大変おいしゅうございました。
本書のおいしさを伝えるだけの感性を持たぬことを自覚しつつも、紹介せずにはいられない。
本書「感性の起源 ヒトはなぜ苦いものが好きになったか」は、感性なるものに、著者である都甲潔の感性の赴くまま科学的考察する本である。といっても「感性」という言葉を聞いた途端、それを「科学」と結びつけることを我々の脳は躊躇する。少なくとも私の脳はそうだった(あまりよい比較にならないか)。それもそのはず
p.9一九二一年、哲学者天野貞祐はドイツの哲学者カント(一七二四〜一八〇四)の哲学書『純粋理性批判』(一七八一)に登場した Sinnlichkeit なる単語を「感性」と訳した。この訳に従えば、感性とは「合理性だけでは捉えられない対象を、対象から触発される仕方でその表象を受け取る能力」となる。
これほど「感性」という言葉が新しい、しかも訳語由来だというのは知らなかった。
私の無知はさておき、その「合理性では捉えられない」はずの感性に、どうやって著者であるは科学を適用したのか。それは是非本書を手に取り、目にした上で自身の感性で味わってほしい。
そもそも感性そのもの研究の対象にするというのは、現代の自然科学者にとってはかなり勇気のいることだと思う。
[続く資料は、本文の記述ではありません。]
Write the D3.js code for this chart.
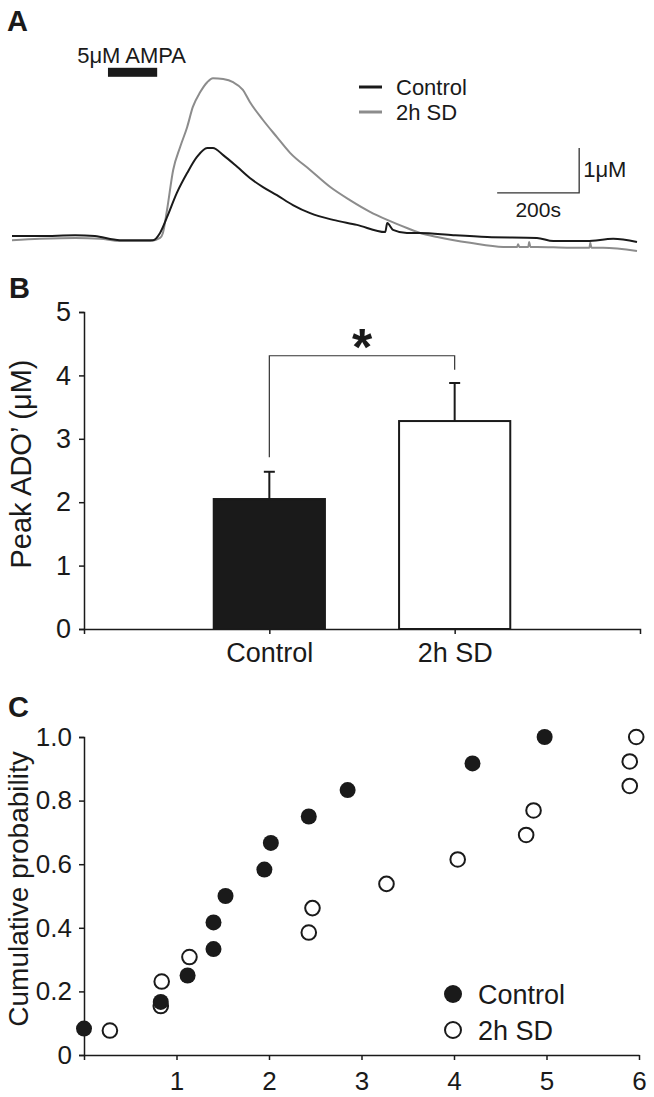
<!DOCTYPE html>
<html><head><meta charset="utf-8">
<script src="https://cdn.jsdelivr.net/npm/d3@7"></script>
<style>
body{margin:0;background:#fff}
svg{display:block}
text{font-family:"Liberation Sans",Arial,Helvetica,sans-serif;fill:#1a1a1a}
</style>
</head><body>
<svg id="chart" width="654" height="1097"></svg>
<script>
// ---------- Panel A: adenosine traces (time in s, concentration in uM) ----------
const controlTime  = [0,68,154,202,263,344,361,378,402,427,451,476,490,515,549,580,612,646,685,727,783,841,910,915,929,963,995,1076,1159,1280,1320,1402,1466,1524];
const controlTrace = [0.02,0.02,0.04,0.02,-0.07,-0.07,0.09,0.44,0.98,1.42,1.78,1.98,1.98,1.82,1.56,1.31,1.11,0.93,0.71,0.53,0.38,0.27,0.11,0.31,0.16,0.09,0.09,0.04,0,-0.02,-0.09,-0.09,-0.04,-0.11];
const sdTime  = [0,68,154,215,263,337,361,368,378,393,410,427,441,459,476,490,515,539,563,580,612,646,678,727,776,824,873,915,963,995,1037,1117,1198,1232,1234,1237,1259,1261,1264,1280,1361,1408,1410,1413,1441,1524];
const sdTrace = [-0.07,-0.04,-0.02,-0.04,-0.09,-0.09,-0.02,0.09,0.6,1.49,2.0,2.44,2.89,3.22,3.44,3.53,3.51,3.44,3.27,3.0,2.6,2.22,1.87,1.49,1.11,0.82,0.56,0.38,0.2,0.09,0,-0.13,-0.22,-0.22,-0.16,-0.22,-0.22,-0.11,-0.22,-0.22,-0.24,-0.24,-0.13,-0.24,-0.24,-0.31];
const ampaWindow = [234, 354];       // s
const ampaLevel = 3.66;              // uM (bar position)
const scaleBarTime = 200;            // s
const scaleBarConc = 1;              // uM
const scaleBarCorner = [1383, 0.98]; // (s, uM)
const traceNames = ["Control", "2h SD"];

// ---------- Panel B: bars ----------
const barCategories = ["Control", "2h SD"];
const barMeans = [2.05, 3.28];
const barErrors = [0.43, 0.60];
const barTicks = [0, 1, 2, 3, 4, 5];
const bracketLevel = 4.31;
const bracketEnds = [2.71, 4.09];

// ---------- Panel C: cumulative probability ----------
const ctrlX = [0, 0.83, 1.12, 1.40, 1.40, 1.53, 1.95, 2.02, 2.43, 2.85, 4.20, 4.98];
const ctrlP = [0.083, 0.167, 0.25, 0.333, 0.417, 0.5, 0.583, 0.667, 0.75, 0.833, 0.917, 1.0];
const sdX = [0.28, 0.83, 0.84, 1.14, 2.43, 2.47, 3.27, 4.04, 4.78, 4.86, 5.90, 5.90, 5.97];
const sdP = [0.077, 0.154, 0.231, 0.308, 0.385, 0.462, 0.538, 0.615, 0.692, 0.769, 0.846, 0.923, 1.0];
const cdfXTicks = [0, 1, 2, 3, 4, 5, 6];
const cdfYTicks = [0, 0.2, 0.4, 0.6, 0.8, 1.0];

const svg = d3.select("#chart");
const INK = "#1a1a1a", GRAY = "#8c8c8c";

function label(t, x, y) {
  svg.append("text").attr("x", x).attr("y", y).attr("font-size", 29).attr("font-weight", "bold").text(t);
}
label("A", 7, 31); label("B", 9, 298); label("C", 8, 717);

// ===== Panel A =====
const xA = d3.scaleLinear().domain([0, 1524]).range([12, 637]);
const yA = d3.scaleLinear().domain([0, 1]).range([237, 192]);
const lineA = d3.line().x(d => xA(d[0])).y(d => yA(d[1])).curve(d3.curveMonotoneX);
const gA = svg.append("g");
gA.append("path").datum(sdTime.map((t, i) => [t, sdTrace[i]]))
  .attr("d", lineA).attr("fill", "none").attr("stroke", GRAY).attr("stroke-width", 2);
gA.append("path").datum(controlTime.map((t, i) => [t, controlTrace[i]]))
  .attr("d", lineA).attr("fill", "none").attr("stroke", INK).attr("stroke-width", 2);
// AMPA bar
gA.append("rect").attr("x", xA(ampaWindow[0])).attr("width", xA(ampaWindow[1]) - xA(ampaWindow[0]))
  .attr("y", yA(ampaLevel) - 4.5).attr("height", 9).attr("fill", INK);
gA.append("text").attr("x", (xA(ampaWindow[0]) + xA(ampaWindow[1])) / 2 - 1).attr("y", 63)
  .attr("text-anchor", "middle").attr("font-size", 22).text("5\u03BCM AMPA");
// legend
[INK, GRAY].forEach((c, i) => {
  const y = 87 + i * 25;
  gA.append("line").attr("x1", 359).attr("x2", 382).attr("y1", y).attr("y2", y).attr("stroke", c).attr("stroke-width", 3);
  gA.append("text").attr("x", 396).attr("y", y + 8).attr("font-size", 22).text(traceNames[i]);
});
// scale bars
const cx = xA(scaleBarCorner[0]), cy = yA(scaleBarCorner[1]);
gA.append("path").attr("d", `M${xA(scaleBarCorner[0] - scaleBarTime)},${cy}H${cx}V${yA(scaleBarCorner[1] + scaleBarConc)}`)
  .attr("fill", "none").attr("stroke", "#333").attr("stroke-width", 1.3);
gA.append("text").attr("x", cx + 4).attr("y", 177).attr("font-size", 22).text("1\u03BCM");
gA.append("text").attr("x", (xA(scaleBarCorner[0] - scaleBarTime) + cx) / 2).attr("y", 217)
  .attr("text-anchor", "middle").attr("font-size", 21).text("200s");

// ===== Panel B =====
const xB = d3.scalePoint().domain(barCategories).range([84, 640]).padding(1);
const yB = d3.scaleLinear().domain([0, 5]).range([629, 312]);
const gB = svg.append("g");
const bw = xB.step() * 0.6;
barCategories.forEach((c, i) => {
  const x = xB(c);
  gB.append("line").attr("x1", x).attr("x2", x).attr("y1", yB(barMeans[i])).attr("y2", yB(barMeans[i] + barErrors[i]))
    .attr("stroke", INK).attr("stroke-width", 2);
  gB.append("line").attr("x1", x - 5.5).attr("x2", x + 5.5).attr("y1", yB(barMeans[i] + barErrors[i])).attr("y2", yB(barMeans[i] + barErrors[i]))
    .attr("stroke", INK).attr("stroke-width", 2);
  gB.append("rect").attr("x", x - bw / 2).attr("width", bw).attr("y", yB(barMeans[i])).attr("height", yB(0) - yB(barMeans[i]))
    .attr("fill", i === 0 ? INK : "#fff").attr("stroke", INK).attr("stroke-width", 2);
});
// significance bracket
gB.append("path").attr("d", `M${xB(barCategories[0])},${yB(bracketEnds[0])}V${yB(bracketLevel)}H${xB(barCategories[1])}V${yB(bracketEnds[1])}`)
  .attr("fill", "none").attr("stroke", "#333").attr("stroke-width", 1.2);
gB.append("text").attr("x", (xB(barCategories[0]) + xB(barCategories[1])) / 2).attr("y", 365)
  .attr("text-anchor", "middle").attr("font-size", 52).attr("font-weight", "bold").text("*");
// axes
const axYB = gB.append("g").attr("transform", "translate(84,0)")
  .call(d3.axisLeft(yB).tickValues(barTicks).tickSize(5).tickPadding(8).tickFormat(d3.format("d")));
const axXB = gB.append("g").attr("transform", "translate(0,629)")
  .call(d3.axisBottom(xB).tickSize(5).tickSizeOuter(5).tickPadding(9));
[axYB, axXB].forEach(a => {
  a.selectAll("path,line").attr("stroke", INK).attr("stroke-width", 1.5);
  a.selectAll("text").attr("font-size", 27).attr("fill", INK);
  a.attr("font-family", null);
});
svg.append("text").attr("transform", "translate(31,464) rotate(-90)").attr("text-anchor", "middle")
  .attr("font-size", 29).text("Peak ADO\u2019 (\u03BCM)");

// ===== Panel C =====
const xC = d3.scaleLinear().domain([0, 6]).range([84, 639]);
const yC = d3.scaleLinear().domain([0, 1]).range([1055, 737]);
const gC = svg.append("g");
const axYC = gC.append("g").attr("transform", "translate(84,0)")
  .call(d3.axisLeft(yC).tickValues(cdfYTicks).tickSize(5).tickPadding(7).tickFormat(d => d === 0 ? "0" : d3.format(".1f")(d)));
const axXC = gC.append("g").attr("transform", "translate(0,1055)")
  .call(d3.axisBottom(xC).tickValues(cdfXTicks).tickSize(5).tickSizeOuter(0).tickPadding(12).tickFormat(d => d === 0 ? "" : d));
[axYC, axXC].forEach(a => {
  a.selectAll("path,line").attr("stroke", INK).attr("stroke-width", 1.5);
  a.selectAll("text").attr("font-size", 26).attr("fill", INK);
  a.attr("font-family", null);
});
svg.append("text").attr("transform", "translate(28,889) rotate(-90)").attr("text-anchor", "middle")
  .attr("font-size", 28).text("Cumulative probability");
gC.selectAll("circle.sd").data(sdX.map((x, i) => [x, sdP[i]])).join("circle")
  .attr("cx", d => xC(d[0])).attr("cy", d => yC(d[1])).attr("r", 7.3)
  .attr("fill", "#fff").attr("stroke", INK).attr("stroke-width", 2);
gC.selectAll("circle.ctrl").data(ctrlX.map((x, i) => [x, ctrlP[i]])).join("circle")
  .attr("cx", d => xC(d[0])).attr("cy", d => yC(d[1])).attr("r", 8)
  .attr("fill", INK);
// legend
gC.append("circle").attr("cx", 453).attr("cy", 994).attr("r", 9).attr("fill", INK);
gC.append("circle").attr("cx", 453).attr("cy", 1030).attr("r", 8).attr("fill", "#fff").attr("stroke", INK).attr("stroke-width", 2);
gC.append("text").attr("x", 478).attr("y", 1004).attr("font-size", 27).text("Control");
gC.append("text").attr("x", 478).attr("y", 1040).attr("font-size", 27).text("2h SD");
</script>
</body></html>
そのとらえどころのなさ故、科学の基本的手法である分類と再構成をそう簡単には受け付けないからだ。
しかし都甲先生はそんなことはどこ吹く風とばかり、感性の赴くまま対象を選び、それを科学で切っては一旦は放置し次の対象に移り、しかし放置してあったはずの対象が、ある時点で「自己組織化される」という、粘菌のごとく不思議な手法で話を進めて行く。
驚くべきはその博覧強記ぶりで、文理聖俗古今東西を問わず適切な引用がさらりと出てくる。「純粋理性批判」と「超少女明日香」を公平かつ同列に登場させる様は、実にポストモダンである。
となると、本書が実はFashionable Nonsenseなのではないかという嫌疑がすぐにも頭をもたげる。確かに昨今の文理の境界をさまよう本の多くは単なる Fashionable Nonsense なものも多い。失礼ながら文系側からのアプローチは特にその傾向が強いと思う。しかし本書がそれらと一線を画しているのは、要所要所ではきちんと自然科学的な手法に乗っ取って論考を進めていることだ。特に本書の副題である「ヒトはなぜ苦いものが好きになったか」、すなわち味覚に関する考察においては、「プリン+醤油=ウニ」を科学的に再現、すなわち一旦要素に分解し、それを再構成することで本質を再現することに成功している。そして「食譜」に想いを馳せるのだ。
さらに驚くべきことに、これだけ内容が濃い本であるにも関わらず、本書は200ページしかないこと。本書自体が、「プリン+醤油=ウニ」の不思議に通じる不思議さを持った本だ。このなんとも言えない読後感は、とにかく味わってくれとしかいいようがない。
文字通り読者の感性に訴える、いや読者の感性が試される一冊。